On the plus side, this thread has come up with some good material for a band:
"To Struggle is to Gulag"
"Bombs as decoration"
"Prophylaxis against scary scoundrels blinded by envy"
"The noble profession of licensed fools"
"73 Years of Vulgarity"
Douglas wrote: "John wrote: "Douglas wrote: I'm not sure what you are trying to say. But if you are trying to make a case for moral equivalency (or inferiority) of the West and those regions plagued by communism a..."Get some help with that denial, it's never too late.
John wrote: "Douglas wrote: "John wrote: "Douglas wrote: I'm not sure what you are trying to say. But if you are trying to make a case for moral equivalency (or inferiority) of the West and those regions plague..."What's interesting is I could do a better job critiquing socialism.
--The problem with indoctrination is you externalize and thus sacrifice portions of reality so you cannot even try to process it, leaving you with "no point in pursuing this".
--These parts of reality may indeed be full of contradictions. It's not like I somehow have my "side" 100% figured out with a universal answer; that would indeed be "vulgar". The contradictions are at least recognized and engaged with.
...So of course I have (contextualized) critiques of socialist rapid industrialization, siege socialism/war communism, decolonization's nationalism, market socialism, Left adventurism, intellectual biases, working-class biases, etc. etc. etc.
--I'm reminded of the distinctions in status quo ideology:
a) Default: "apolitical", thus by default adopting the status quo. (note: I provide much more patience here).
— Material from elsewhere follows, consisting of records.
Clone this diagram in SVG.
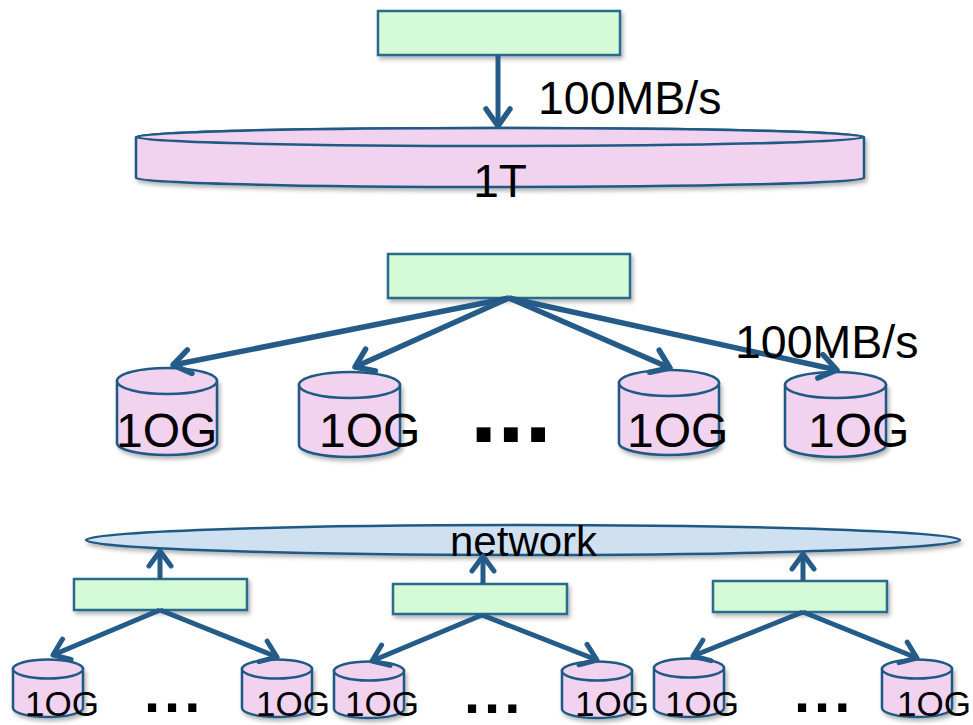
<svg xmlns="http://www.w3.org/2000/svg" width="973" height="725" viewBox="0 0 973 725">
<defs>
<filter id="sh" x="-10%" y="-20%" width="120%" height="160%">
<feDropShadow dx="2" dy="3" stdDeviation="2" flood-color="#000" flood-opacity="0.3"/>
</filter>
<marker id="ah" markerUnits="userSpaceOnUse" markerWidth="40" markerHeight="40" viewBox="-25 -20 30 40" refX="0" refY="0" orient="auto">
<path d="M-17,-12 L0,0 L-17,12" fill="none" stroke="#245b88" stroke-width="5.5" stroke-linecap="round" stroke-linejoin="round"/>
</marker>
<marker id="ahs" markerUnits="userSpaceOnUse" markerWidth="40" markerHeight="40" viewBox="-25 -20 30 40" refX="0" refY="0" orient="auto">
<path d="M-15,-11 L0,0 L-15,11" fill="none" stroke="#245b88" stroke-width="5" stroke-linecap="round" stroke-linejoin="round"/>
</marker>
</defs>
<style>
.box{fill:#d4fbd5;stroke:#2a6a8e;stroke-width:2.5}
.disk{fill:#f1d2ef;stroke:#1f5a85;stroke-width:2.5}
.net{fill:#cfe0f1;stroke:#1f5a85;stroke-width:2.5}
.t{font-family:"Liberation Sans",Arial,sans-serif;fill:#000}
.dots{font-family:"Liberation Sans",Arial,sans-serif;font-weight:bold;fill:#000}
.c{fill:none;stroke:#245b88;stroke-width:5}
.cm{fill:none;stroke:#245b88;stroke-width:5.5}
</style>

<g id="top-box"><rect class="box" x="378" y="11" width="242" height="44" filter="url(#sh)"/></g>
<g id="disk-1T">
<path class="disk" filter="url(#sh)" d="M136,137 L136,178 A364,9 0 0 0 864,178 L864,137 A364,9 0 0 0 136,137 Z"/>
<ellipse class="disk" cx="500" cy="137" rx="364" ry="9"/>
<text class="t" x="500" y="197" font-size="46" text-anchor="middle">1T</text>
</g>

<g id="mid-box"><rect class="box" x="388" y="254" width="242" height="44" filter="url(#sh)"/></g>

<g id="cyl-m1">
<path class="disk" filter="url(#sh)" d="M117,381 L117,443 A50,12 0 0 0 217,443 L217,381 Z"/>
<ellipse class="disk" cx="167" cy="381" rx="50" ry="13"/>
<text class="t" x="116" y="447" font-size="48">1OG</text>
</g>
<g id="cyl-m2">
<path class="disk" filter="url(#sh)" d="M299,385 L299,445 A50.5,12 0 0 0 400,445 L400,385 Z"/>
<ellipse class="disk" cx="349.5" cy="385" rx="50.5" ry="13"/>
<text class="t" x="319" y="447" font-size="48">1OG</text>
</g>
<g id="cyl-m3">
<path class="disk" filter="url(#sh)" d="M619,383 L619,443 A50,12 0 0 0 719,443 L719,383 Z"/>
<ellipse class="disk" cx="669" cy="383" rx="50" ry="13"/>
<text class="t" x="627" y="447" font-size="48">1OG</text>
</g>
<g id="cyl-m4">
<path class="disk" filter="url(#sh)" d="M785,385 L785,445 A50.5,12 0 0 0 886,445 L886,385 Z"/>
<ellipse class="disk" cx="835.5" cy="385" rx="50.5" ry="13"/>
<text class="t" x="808" y="447" font-size="48">1OG</text>
</g>
<text class="dots" x="470" y="442" font-size="98">...</text>

<g id="network">
<ellipse class="net" cx="523" cy="540" rx="437" ry="15" filter="url(#sh)"/>
<text class="t" x="450" y="556" font-size="42">network</text>
</g>

<g id="box-b1"><rect class="box" x="74" y="579" width="173" height="31" filter="url(#sh)"/></g>
<g id="box-b2"><rect class="box" x="393" y="584" width="174" height="30" filter="url(#sh)"/></g>
<g id="box-b3"><rect class="box" x="713" y="581" width="174" height="31" filter="url(#sh)"/></g>

<g id="cyl-b1">
<path class="disk" filter="url(#sh)" d="M13,669 L13,708 A35,9 0 0 0 83,708 L83,669 Z"/>
<ellipse class="disk" cx="48" cy="669" rx="35" ry="9.5"/>
</g>
<g id="cyl-b2">
<path class="disk" filter="url(#sh)" d="M242,669 L242,708 A35,9 0 0 0 312,708 L312,669 Z"/>
<ellipse class="disk" cx="277" cy="669" rx="35" ry="9.5"/>
</g>
<g id="cyl-b3">
<path class="disk" filter="url(#sh)" d="M334,671 L334,709 A35,9 0 0 0 404,709 L404,671 Z"/>
<ellipse class="disk" cx="369" cy="671" rx="35" ry="9.5"/>
</g>
<g id="cyl-b4">
<path class="disk" filter="url(#sh)" d="M562,671 L562,709 A35,9 0 0 0 632,709 L632,671 Z"/>
<ellipse class="disk" cx="597" cy="671" rx="35" ry="9.5"/>
</g>
<g id="cyl-b5">
<path class="disk" filter="url(#sh)" d="M654,668 L654,708 A35,9 0 0 0 724,708 L724,668 Z"/>
<ellipse class="disk" cx="689" cy="668" rx="35" ry="9.5"/>
</g>
<g id="cyl-b6">
<path class="disk" filter="url(#sh)" d="M882,669 L882,708 A35,9 0 0 0 952,708 L952,669 Z"/>
<ellipse class="disk" cx="917" cy="669" rx="35" ry="9.5"/>
</g>

<g id="connectors">
<line class="c" x1="498" y1="55" x2="498" y2="126" marker-end="url(#ah)"/>
<line class="cm" x1="509" y1="298" x2="173" y2="365" marker-end="url(#ah)"/>
<line class="cm" x1="509" y1="298" x2="355" y2="367" marker-end="url(#ah)"/>
<line class="cm" x1="509" y1="298" x2="670" y2="368" marker-end="url(#ah)"/>
<line class="cm" x1="509" y1="298" x2="837" y2="370" marker-end="url(#ah)"/>
<line class="c" x1="160" y1="579" x2="160" y2="551" marker-end="url(#ahs)"/>
<line class="c" x1="483" y1="584" x2="483" y2="556" marker-end="url(#ahs)"/>
<line class="c" x1="803" y1="581" x2="803" y2="554" marker-end="url(#ahs)"/>
<line class="c" x1="160" y1="610" x2="53" y2="655" marker-end="url(#ahs)"/>
<line class="c" x1="160" y1="610" x2="277" y2="657" marker-end="url(#ahs)"/>
<line class="c" x1="482" y1="615" x2="372" y2="661" marker-end="url(#ahs)"/>
<line class="c" x1="482" y1="615" x2="597" y2="660" marker-end="url(#ahs)"/>
<line class="c" x1="803" y1="612" x2="693" y2="656" marker-end="url(#ahs)"/>
<line class="c" x1="803" y1="612" x2="917" y2="658" marker-end="url(#ahs)"/>
</g>

<text class="t" x="538" y="114" font-size="46.5">100MB/s</text>
<text class="t" x="735" y="358" font-size="46.5">100MB/s</text>

<text class="t" x="25" y="716" font-size="35">1OG</text>
<text class="t" x="256" y="716" font-size="35">1OG</text>
<text class="t" x="345" y="716" font-size="35">1OG</text>
<text class="t" x="575" y="716" font-size="35">1OG</text>
<text class="t" x="665" y="716" font-size="35">1OG</text>
<text class="t" x="897" y="716" font-size="35">1OG</text>
<text class="dots" x="144" y="712" font-size="58" letter-spacing="4">...</text>
<text class="dots" x="464" y="713" font-size="58" letter-spacing="4">...</text>
<text class="dots" x="794" y="712" font-size="58" letter-spacing="4">...</text>
</svg>
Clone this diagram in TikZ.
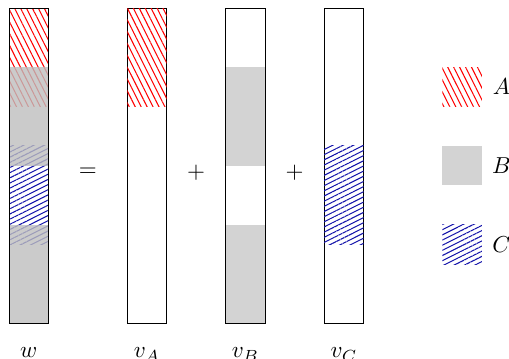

b) Devoted: 73 years of Red Scare Robert Conquest: Necessary Illusions: Thought Control in Democratic Societies.
...also, what separates:
a) Classical political economists like Adam Smith, David Ricardo... and later variants (Weber, Schumpeter, Henry George), all not "leftists" and often status quo apologists, but at least capable of recognizing many real-world contradictions. Thus, plenty to debate here, usually around interpretations/social imagination/class biases etc. Not to mention the massive debates within the "Left" smh.
b) "Vulgar" economists/social theorists: Malthus, Marginalists (Neoclassical and Austrian, i.e. Anti-Classical), Ayn Rand etc. ...I'm actually privileged to have started in this swamp, with Austrian School's Mises and Hayek, experiencing their lures and omissions, before wading through the Neoclassical reformists (Krugman, Stiglitz, Sen, Robert Reich, Partha Dasgupta, bit of Piketty). This whole "someone is living in a bubble" accusation is typical vulgar projection.
...This group is often in a coma with the Dunning-Kruger effect. They cannot even process the debate, squirming around it:
Ex. I was critiquing Struggle-Makes-Gulags for posting a critique based on a one-liner inspirational quote, as one-liners inherently cannot capture nuance. Critique content (I even reviewed the book if you refuse to read outside your bubble), not one-liners. Struggle-Makes-Gulags proceeds to identify another one-liner ("Is this a one-liner?"), thinking he found a fallacy, gotcha! ...I guess one-liners are easier to process.
Ex. responding to a post on the context of global decolonization struggles for social needs with "look at the vast literature I read on USSR gulags, you must be justifying gulags, you must be doing crude comparisons without context (West vs. socialist) because I cannot process otherwise, aha! Moral equivalency! Gotcha!"
Ex. sure, let's talk about the Red Scare fear-mongering targets of Stalin (and Mao) since that must be all you've read in your "vast literature"; what were their pre-revolution/WWII context? How did they compare to countries in a similar 20th century context, like India? ...Shoot, what did the "vast literature" of Robert Conquest have to say about this?